Ed Clancy, his team-mate, said Wiggins has been going well in training and Wiggins too seems happy, which is half the battle with the 34-year-old (he will be the same age in Rio that Hoy was in London).
“I feel really good,” he said. “I’ve really come on the past couple of weeks. I’m a lot stronger than I used to be in the event, which is one of the things the road has given me. Hopefully, that will continue for the next two years.”
It is an experienced English quartet; Wiggins, Clancy, Steven Burke and Andy Tennant, but they will not be favourites. Australia and New Zealand lay claim to better form. “We’ve got, on paper, the top three teams going for Commonwealth gold,” said Wiggins. “I think the Aussies are probably favourites. It’s for us to try and take it away from them, and we’re still building.”

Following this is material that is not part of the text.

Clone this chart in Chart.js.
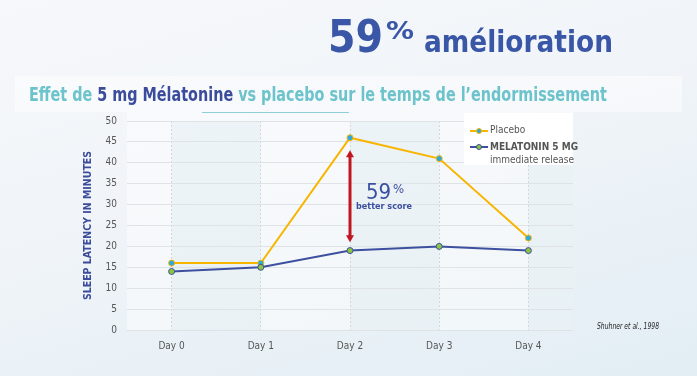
<!DOCTYPE html>
<html>
<head>
<meta charset="utf-8">
<script src="https://cdn.jsdelivr.net/npm/chart.js@4.4.0/dist/chart.umd.min.js"></script>
<style>
    html, body { margin: 0; padding: 0; }
    body {
        width: 697px; height: 376px; overflow: hidden; position: relative;
        background: linear-gradient(165deg, #f6f8fb 0%, #f0f4f8 45%, #e2eef4 100%);
        font-family: 'Liberation Sans Narrow', 'DejaVu Sans Condensed', sans-serif;
    }
    #trendChart { position: absolute; left: 0; top: 0; }
    .abs { position: absolute; white-space: nowrap; transform-origin: 0 0; line-height: 1; }
    .head { color: #3a56a6; font-weight: bold; }
    #titleBar { position: absolute; left: 15px; top: 76px; width: 667px; height: 36px; background: rgba(255,255,255,0.45); }
    #titleLine { position: absolute; left: 202px; top: 112px; width: 147px; height: 1px; background: #8fd0d8; }
    .teal { color: #6cc3cc; }
    .navy { color: #3b4c9c; }
    #legend { position: absolute; left: 464px; top: 113px; width: 109px; height: 52px; background: #fff; }
    .lg { position: absolute; font-size: 10px; color: #555; white-space: nowrap; line-height: 1; }
    .icon { position: absolute; width: 18px; height: 2px; }
    .icon i { position: absolute; left: 6px; top: -2px; width: 4px; height: 4px; border-radius: 50%; border: 1px solid; }
    #cite { font-style: italic; font-size: 8px; color: #222; }
</style>
</head>
<body>
<canvas id="trendChart" width="697" height="376"></canvas>

<div class="abs head" id="h59" style="left:328px; top:15px; font-size:44px;">59</div>
<div class="abs head" id="hPct" style="left:386px; top:19px; font-size:24px;">%</div>
<div class="abs head" id="hAm" style="left:424px; top:27px; font-size:30px;">amélioration</div>

<div id="titleBar"></div>
<div class="abs" id="title" style="left:29px; top:85px; font-size:19px; font-weight:bold;">
    <span class="teal">Effet de </span><span class="navy">5 mg Mélatonine</span><span class="teal"> vs placebo sur le temps de l’endormissement</span>
</div>
<div id="titleLine"></div>

<div id="legend">
    <div class="icon" style="left:6px; top:17px; background:#f7b500;"><i style="background:#2aa8e0; border-color:#f7b500;"></i></div>
    <div class="lg" style="left:26px; top:12px;">Placebo</div>
    <div class="icon" style="left:6px; top:33px; background:#3d4f9f;"><i style="background:#8cc640; border-color:#3d4f9f;"></i></div>
    <div class="lg" style="left:26px; top:29px; font-weight:bold;">MELATONIN 5 MG</div>
    <div class="lg" style="left:26px; top:42px;">immediate release</div>
</div>

<div class="abs" id="cite" style="left:597px; top:323px;">Shuhner et al., 1998</div>

<script>
// catégories et valeurs (minutes)
const days = ['Day 0', 'Day 1', 'Day 2', 'Day 3', 'Day 4'];
const placebo = [16, 16, 46, 41, 22];
const melatonin = [14, 15, 19, 20, 19];

// axe Y
const yMin = 0;
const yMax = 50;
const yStep = 5;

// flèche "59% better score" sur Day 2
const arrowDay = 2;
const arrowRange = [43, 21];
const gainLabel = '59';
const gainSub = 'better score';

// ajuste la largeur des textes HTML
function fitWidth(id, w) {
    const el = document.getElementById(id);
    const cur = el.getBoundingClientRect().width;
    el.style.transform = 'scaleX(' + (w / cur) + ')';
}

document.addEventListener('DOMContentLoaded', function() {
    fitWidth('h59', 55);
    fitWidth('hPct', 28);
    fitWidth('hAm', 189);
    fitWidth('title', 578);
    fitWidth('cite', 62);
    initializeChart();
});

// bandes grisées entre Day0-1, Day2-3, Day4-fin
const bandsPlugin = {
    id: 'bands',
    beforeDraw(chart) {
        const { ctx, chartArea, scales } = chart;
        const x = scales.x;
        ctx.save();
        ctx.fillStyle = 'rgba(255,255,255,0.45)';
        ctx.fillRect(chartArea.left, chartArea.top - 9, chartArea.right - chartArea.left, chartArea.bottom - chartArea.top + 9);
        ctx.fillStyle = 'rgba(205,222,230,0.25)';
        for (let i = 0; i < days.length; i += 2) {
            const x0 = x.getPixelForValue(i);
            const x1 = i + 1 < days.length ? x.getPixelForValue(i + 1) : chartArea.right;
            ctx.fillRect(x0, chartArea.top, x1 - x0, chartArea.bottom - chartArea.top);
        }
        ctx.restore();
    }
};

const arrowPlugin = {
    id: 'gainArrow',
    afterDatasetsDraw(chart) {
        const { ctx, scales } = chart;
        const px = scales.x.getPixelForValue(arrowDay);
        const yTop = scales.y.getPixelForValue(arrowRange[0]);
        const yBot = scales.y.getPixelForValue(arrowRange[1]);
        ctx.save();
        ctx.strokeStyle = '#c1161f';
        ctx.fillStyle = '#c1161f';
        ctx.lineWidth = 3;
        ctx.beginPath();
        ctx.moveTo(px, yTop + 5);
        ctx.lineTo(px, yBot - 5);
        ctx.stroke();
        ctx.beginPath();
        ctx.moveTo(px, yTop); ctx.lineTo(px - 4, yTop + 7); ctx.lineTo(px + 4, yTop + 7); ctx.closePath();
        ctx.fill();
        ctx.beginPath();
        ctx.moveTo(px, yBot); ctx.lineTo(px - 4, yBot - 7); ctx.lineTo(px + 4, yBot - 7); ctx.closePath();
        ctx.fill();

        const fam = "'Liberation Sans Narrow', 'DejaVu Sans Condensed', sans-serif";
        ctx.fillStyle = '#3b4fa0';
        ctx.textBaseline = 'alphabetic';
        ctx.textAlign = 'left';
        ctx.font = '22px ' + fam;
        ctx.fillText(gainLabel, px + 16, 199);
        ctx.font = '13px ' + fam;
        ctx.fillText('%', px + 43, 193);
        ctx.font = 'bold 9px ' + fam;
        ctx.textAlign = 'center';
        ctx.fillText(gainSub, px + 34, 209);
        ctx.restore();
    }
};

function initializeChart() {
    const ctx = document.getElementById('trendChart').getContext('2d');
    Chart.defaults.font.family = "'Liberation Sans Narrow', 'DejaVu Sans Condensed', sans-serif";

    const chartConfig = {
        type: 'line',
        data: {
            labels: days,
            datasets: [
                {
                    label: 'MELATONIN 5 MG immediate release',
                    data: melatonin,
                    borderColor: '#3d4f9f',
                    borderWidth: 2,
                    pointBackgroundColor: '#8cc640',
                    pointBorderColor: '#3d4f9f',
                    pointBorderWidth: 1,
                    pointRadius: 3,
                    tension: 0,
                    fill: false
                },
                {
                    label: 'Placebo',
                    data: placebo,
                    borderColor: '#f7b500',
                    borderWidth: 2,
                    pointBackgroundColor: '#2aa8e0',
                    pointBorderColor: '#f7b500',
                    pointBorderWidth: 1,
                    pointRadius: 3,
                    tension: 0,
                    fill: false
                }
            ]
        },
        options: {
            responsive: false,
            animation: false,
            layout: {
                padding: { left: 80, right: 124, top: 121, bottom: 0 }
            },
            plugins: {
                legend: { display: false },
                tooltip: { enabled: false }
            },
            scales: {
                x: {
                    offset: true,
                    afterFit: function(scale) { scale.height = 46; },
                    grid: {
                        offset: false,
                        color: '#d3d8dc',
                        drawTicks: false
                    },
                    border: { display: false, dash: [2, 2] },
                    ticks: {
                        color: '#555',
                        padding: 10,
                        font: { size: 10 }
                    }
                },
                y: {
                    min: yMin,
                    max: yMax,
                    afterFit: function(scale) { scale.width = 47; },
                    ticks: {
                        stepSize: yStep,
                        color: '#555',
                        padding: 10,
                        font: { size: 10 }
                    },
                    grid: {
                        color: '#dfe3e6',
                        drawTicks: false
                    },
                    border: { display: false },
                    title: {
                        display: true,
                        text: 'SLEEP LATENCY IN MINUTES',
                        color: '#3b4c9c',
                        padding: 2,
                        font: { size: 10.5, weight: 'bold' }
                    }
                }
            }
        },
        plugins: [bandsPlugin, arrowPlugin]
    };

    new Chart(ctx, chartConfig);
}
</script>
</body>
</html>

Wiggins may be unpredictable off the bike, struggling to find a way post-London and having difficulty accepting a role behind Froome – there is a distance between the two and probably always will be – but back in the saddle, when all is right, he retains the qualities that have defined him as a bike rider. His first coach, Sean Bannister, was impressed from day one by his “strong and cool head in a race situation.” Once the gun went or the flag dropped, Wiggins was in the zone. It is a place he desperately wants back into.
Cycling remains his love and he remains the cycling fan he has always been, talking of sitting down with his son to watch the Tour because it is the Tour and that is what cycling fans do. But his future in the sport remains unclear. There is the possibility of a move to Orica-GreenEdge, the Australian team, or a return to Garmin, although staying with Sky – presuming they want him – would be the obvious step given his Olympic track ambitions.
It was at the 1998 Commonwealths that Wiggins earned his first significant medal. It was after the 2002 Commonwealths, and two disappointing silvers, that he was hauled in by Dave Brailsford (long before anyone on a bike had a knighthood) and ordered to pull his finger out. The Commonwealths may not matter that much on the honours board but they have mattered for Wiggins and they will matter one more time if he is to find the perfect farewell in Rio. He is, he said, excited, not nervous, about what lies ahead here, and what that might mean further down his sporting road.
“I’d love to get five [Olympic golds] – when I was a kid Steve Redgrave was the one who set the standard. I never imagined that one day I would come close to equalling his haul. But then to surpass it in terms of all the other coloured medals that you have, and also Sir Chris, that would be an incredible way to finish where it all started in Kuala Lumpur.”